Ingredients
2 tablespoons extra-virgin olive oil
1 1/2 pounds baby potatoes, quartered (small ones halved)
1 teaspoon kosher salt, plus more to taste
1/4 cup freshly squeezed lemon juice (from 2 lemons)
1 teaspoon saffron threads, crushed and dissolved in 1/2 cup hot water
1 teaspoon whole black peppercorns
1/4 cup flat-leaf parsley and fine stems, roughly chopped
Instructions
  1. Heat the oil in a 12-inch cast iron or other heavy skillet over medium-high heat until shimmering. Then add the potatoes in an even layer, season with a big sprinkle of salt, and cook, stirring at 1 minute increments to allow the potatoes to make uninterrupted contact with the pan, until most of the potatoes are browned in spots, about 10 minutes (open the windows or a fan as it might a little smoky).

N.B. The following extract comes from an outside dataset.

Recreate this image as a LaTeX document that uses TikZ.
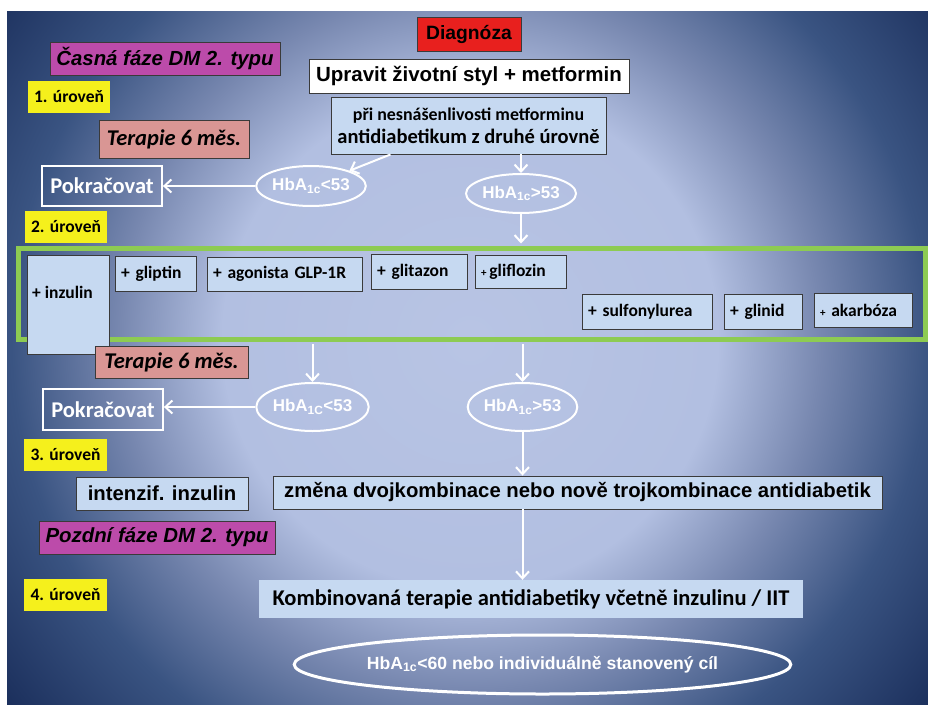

  2. Once the potatoes have browned, add the lemon juice, steeped saffron water, and another 1/2 cup hot water to the pan. Add the black peppercorns and 1 teaspoon salt to the potatoes, stirring to combine. (The potatoes won’t be fully submerged and that’s okay.) Adjust the heat to maintain a simmer, stirring occasionally, until the potatoes are easily pierced with a fork, 15 to 20 minutes more. If the pan looks too dry at any point, then add another tablespoon of warm water at a time.
  3. Remove from the stove and top with the parsley; serve out of the pan, or make sure to scrape every last bit of juice on the bottom of the pan if transferring to a serving bowl. (You can eat the peppercorns, if you like or skip them.)